An adaptive & flexible strategy is required as of course are resources – committed people and financial. The result can be layers of ‘Security and Protection’. This is not to say or advocate that culture and people will remain static. It is to advocate for choice and dignity with feet firmly on the ground. Formal education is essential for informed citizenry, representation and broader livelihood options. It does not however, preclude continuing education of the “Old Way”, time tested and true. Without land, the “Old Way” faces a certain death, with land, the “Old Way” will still certainly change and adapt but the world and all of us will be richer for it.





Hadza and Akie Gathering in Tarangire

An idea hatched last year under the Tarangire star studded sky came to fruition on October 4th.

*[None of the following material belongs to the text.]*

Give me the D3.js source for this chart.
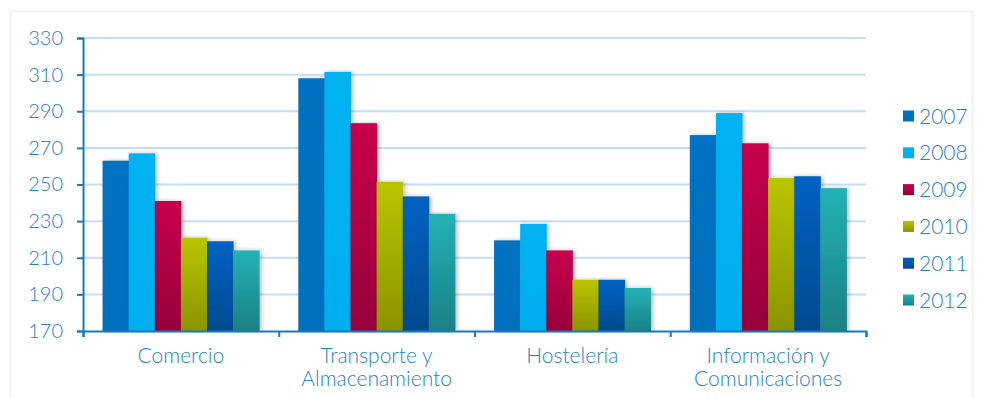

We thought that a gathering of the Hadza and Akie in Tarangire when wildlife densities were at their peak during the dry season could have high value in fun and lessons. This is after all how these folk’s lands looked merely a few decades ago, therefore providing a chance for the elders to show the younger what it could be like and to give impetus to all to regain or at least protect what is left.

Jon & Annette Simonson closed the Tarangire Safari Lodge to tourists to accommodate a full house of hunter gatherers. Others contributed transport assistance and UCRT helped organize logistical details and facilitated the lesson part.

After an early arrival from several geographic localities – Hadza from Mangola, Mongo wa Mono, Gideru, Domanga and Sengela and Akie from Naipilokonya and Ngapapa – all 56 went on a game drive.

In two hours, almost all possible was seen with great exclamation and an oft repeated expressed desire to move to this rich land.

The lesson part was focused on land and leadership ending with groups from each area discussing concrete actions required once they returned home.

More fun ensued once the work was over with singing and dancing until well after midnight.